* [DIRECTIONS FOR THIS TASK]
Transcribe the material in full. Nothing should differ except that the pictures are left out.
==== GIVEN INFORMATION
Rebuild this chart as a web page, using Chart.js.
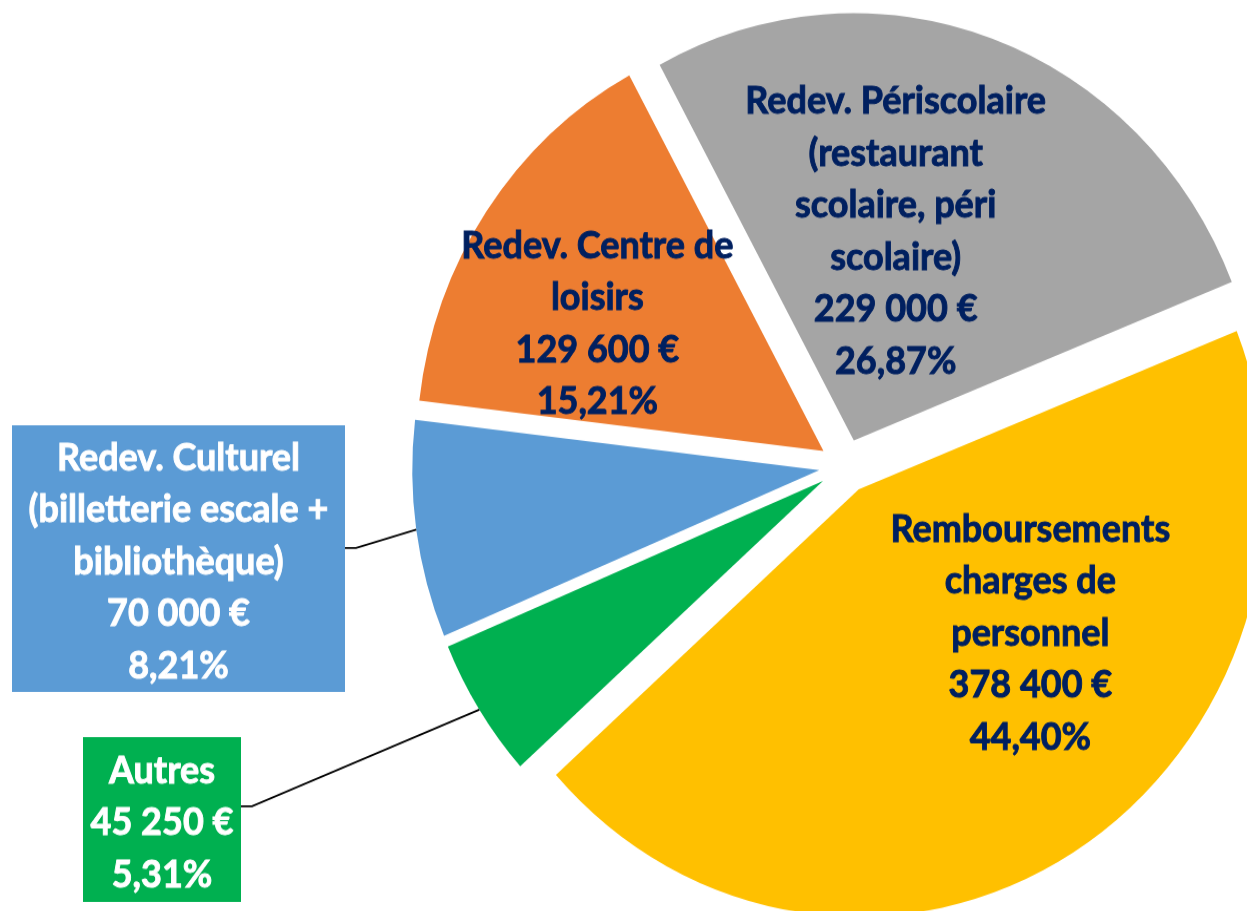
<!DOCTYPE html>
<html>
<head>
<meta charset="utf-8">
<script src="https://cdn.jsdelivr.net/npm/chart.js@4.4.0/dist/chart.umd.min.js"></script>
<style>
  html, body { margin: 0; padding: 0; background: #fff; overflow: hidden; width: 1247px; height: 911px; }
  #wrap { position: absolute; left: 0; top: 0; transform: scale(1, 1.05); transform-origin: 0 0; }
</style>
</head>
<body>
<div id="wrap"><canvas id="recettes" width="1300" height="900"></canvas></div>
<script>
// slices, clockwise from the top-left gap
const labelLines = [
  ['Redev. Périscolaire', '(restaurant', 'scolaire, péri', 'scolaire)'],
  ['Remboursements', 'charges de', 'personnel'],
  ['Autres'],
  ['Redev. Culturel', '(billetterie escale +', 'bibliothèque)'],
  ['Redev. Centre de', 'loisirs']
];
const values = [229000, 378400, 45250, 70000, 129600];
const colors = ['#A5A5A5', '#FFC000', '#00B050', '#5B9BD5', '#ED7D31'];

const EXPLODE = 26;
const FONT = 'bold 36px Lato, "Open Sans", sans-serif';
const LINE_H = 49.5;
const TEXT_DARK = '#002060';

// inside labels: [angle shift from slice middle (deg), fraction of radius]; null = boxed outside
const insideAt = [[-8, 0.50], [-19.5, 0.54], null, null, [-6, 0.63]];
// outside boxes (canvas units) with elbow of the leader line as fraction of box height
const boxes = [null, null,
  { x: 83, y: 702, w: 158, h: 157, elbow: 0.42 },
  { x: 12, y: 405, w: 333, h: 254, elbow: 0.46 },
  null];

const total = values.reduce((a, b) => a + b, 0);
function fmtEuro(v) { return String(v).replace(/\B(?=(\d{3})+(?!\d))/g, ' ') + ' €'; }
function fmtPct(v) { return (v / total * 100).toFixed(2).replace('.', ',') + '%'; }

const explodePlugin = {
  id: 'explode',
  afterDatasetsUpdate(chart) {
    chart.getDatasetMeta(0).data.forEach(arc => {
      const mid = (arc.startAngle + arc.endAngle) / 2;
      arc.x += EXPLODE * Math.cos(mid);
      arc.y += EXPLODE * Math.sin(mid);
    });
  }
};

function drawLines(ctx, lines, cx, cy, color) {
  ctx.fillStyle = color;
  ctx.strokeStyle = color;
  ctx.lineWidth = 0.9;
  const top = cy - (lines.length - 1) * LINE_H / 2;
  lines.forEach((t, i) => {
    ctx.fillText(t, cx, top + i * LINE_H);
    ctx.strokeText(t, cx, top + i * LINE_H);
  });
}

const labelPlugin = {
  id: 'sliceLabels',
  afterDraw(chart) {
    const ctx = chart.ctx;
    ctx.save();
    ctx.font = FONT;
    ctx.textAlign = 'center';
    ctx.textBaseline = 'middle';
    chart.getDatasetMeta(0).data.forEach((arc, i) => {
      const lines = labelLines[i].concat([fmtEuro(values[i]), fmtPct(values[i])]);
      const mid = (arc.startAngle + arc.endAngle) / 2;
      if (insideAt[i]) {
        const a = mid + insideAt[i][0] * Math.PI / 180;
        const r = arc.outerRadius * insideAt[i][1];
        drawLines(ctx, lines, arc.x + r * Math.cos(a), arc.y + r * Math.sin(a), TEXT_DARK);
      } else if (boxes[i]) {
        const b = boxes[i];
        const ex = arc.x + arc.outerRadius * Math.cos(mid);
        const ey = arc.y + arc.outerRadius * Math.sin(mid);
        const ly = b.y + b.h * b.elbow;
        ctx.strokeStyle = '#000';
        ctx.lineWidth = 1.8;
        ctx.beginPath();
        ctx.moveTo(b.x + b.w, ly);
        ctx.lineTo(b.x + b.w + 11, ly);
        ctx.lineTo(ex, ey);
        ctx.stroke();
        ctx.fillStyle = colors[i];
        ctx.fillRect(b.x, b.y, b.w, b.h);
        drawLines(ctx, lines, b.x + b.w / 2, b.y + b.h / 2 + 3, '#fff');
      }
    });
    ctx.restore();
  }
};

new Chart(document.getElementById('recettes'), {
  type: 'pie',
  data: {
    labels: labelLines.map(l => l.join(' ')),
    datasets: [{ data: values, backgroundColor: colors, borderWidth: 0, hoverOffset: 0, offset: 0 }]
  },
  options: {
    responsive: false,
    animation: false,
    events: [],
    rotation: -28.5,
    layout: { padding: { left: 438, right: 48, top: 37, bottom: 49 } },
    plugins: { legend: { display: false }, tooltip: { enabled: false } }
  },
  plugins: [explodePlugin, labelPlugin]
});
</script>
</body>
</html>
========
* [RESPONSE BELOW]
Rebuild this chart as a web page, using Chart.js.
<!DOCTYPE html>
<html>
<head>
<meta charset="utf-8">
<script src="https://cdn.jsdelivr.net/npm/chart.js@4.4.0/dist/chart.umd.min.js"></script>
<style>
  html, body { margin: 0; padding: 0; background: #fff; overflow: hidden; width: 1247px; height: 911px; }
  #wrap { position: absolute; left: 0; top: 0; transform: scale(1, 1.05); transform-origin: 0 0; }
</style>
</head>
<body>
<div id="wrap"><canvas id="recettes" width="1300" height="900"></canvas></div>
<script>
// slices, clockwise from the top-left gap
const labelLines = [
  ['Redev. Périscolaire', '(restaurant', 'scolaire, péri', 'scolaire)'],
  ['Remboursements', 'charges de', 'personnel'],
  ['Autres'],
  ['Redev. Culturel', '(billetterie escale +', 'bibliothèque)'],
  ['Redev. Centre de', 'loisirs']
];
const values = [229000, 378400, 45250, 70000, 129600];
const colors = ['#A5A5A5', '#FFC000', '#00B050', '#5B9BD5', '#ED7D31'];

const EXPLODE = 26;
const FONT = 'bold 36px Lato, "Open Sans", sans-serif';
const LINE_H = 49.5;
const TEXT_DARK = '#002060';

// inside labels: [angle shift from slice middle (deg), fraction of radius]; null = boxed outside
const insideAt = [[-8, 0.50], [-19.5, 0.54], null, null, [-6, 0.63]];
// outside boxes (canvas units) with elbow of the leader line as fraction of box height
const boxes = [null, null,
  { x: 83, y: 702, w: 158, h: 157, elbow: 0.42 },
  { x: 12, y: 405, w: 333, h: 254, elbow: 0.46 },
  null];

const total = values.reduce((a, b) => a + b, 0);
function fmtEuro(v) { return String(v).replace(/\B(?=(\d{3})+(?!\d))/g, ' ') + ' €'; }
function fmtPct(v) { return (v / total * 100).toFixed(2).replace('.', ',') + '%'; }

const explodePlugin = {
  id: 'explode',
  afterDatasetsUpdate(chart) {
    chart.getDatasetMeta(0).data.forEach(arc => {
      const mid = (arc.startAngle + arc.endAngle) / 2;
      arc.x += EXPLODE * Math.cos(mid);
      arc.y += EXPLODE * Math.sin(mid);
    });
  }
};

function drawLines(ctx, lines, cx, cy, color) {
  ctx.fillStyle = color;
  ctx.strokeStyle = color;
  ctx.lineWidth = 0.9;
  const top = cy - (lines.length - 1) * LINE_H / 2;
  lines.forEach((t, i) => {
    ctx.fillText(t, cx, top + i * LINE_H);
    ctx.strokeText(t, cx, top + i * LINE_H);
  });
}

const labelPlugin = {
  id: 'sliceLabels',
  afterDraw(chart) {
    const ctx = chart.ctx;
    ctx.save();
    ctx.font = FONT;
    ctx.textAlign = 'center';
    ctx.textBaseline = 'middle';
    chart.getDatasetMeta(0).data.forEach((arc, i) => {
      const lines = labelLines[i].concat([fmtEuro(values[i]), fmtPct(values[i])]);
      const mid = (arc.startAngle + arc.endAngle) / 2;
      if (insideAt[i]) {
        const a = mid + insideAt[i][0] * Math.PI / 180;
        const r = arc.outerRadius * insideAt[i][1];
        drawLines(ctx, lines, arc.x + r * Math.cos(a), arc.y + r * Math.sin(a), TEXT_DARK);
      } else if (boxes[i]) {
        const b = boxes[i];
        const ex = arc.x + arc.outerRadius * Math.cos(mid);
        const ey = arc.y + arc.outerRadius * Math.sin(mid);
        const ly = b.y + b.h * b.elbow;
        ctx.strokeStyle = '#000';
        ctx.lineWidth = 1.8;
        ctx.beginPath();
        ctx.moveTo(b.x + b.w, ly);
        ctx.lineTo(b.x + b.w + 11, ly);
        ctx.lineTo(ex, ey);
        ctx.stroke();
        ctx.fillStyle = colors[i];
        ctx.fillRect(b.x, b.y, b.w, b.h);
        drawLines(ctx, lines, b.x + b.w / 2, b.y + b.h / 2 + 3, '#fff');
      }
    });
    ctx.restore();
  }
};

new Chart(document.getElementById('recettes'), {
  type: 'pie',
  data: {
    labels: labelLines.map(l => l.join(' ')),
    datasets: [{ data: values, backgroundColor: colors, borderWidth: 0, hoverOffset: 0, offset: 0 }]
  },
  options: {
    responsive: false,
    animation: false,
    events: [],
    rotation: -28.5,
    layout: { padding: { left: 438, right: 48, top: 37, bottom: 49 } },
    plugins: { legend: { display: false }, tooltip: { enabled: false } }
  },
  plugins: [explodePlugin, labelPlugin]
});
</script>
</body>
</html>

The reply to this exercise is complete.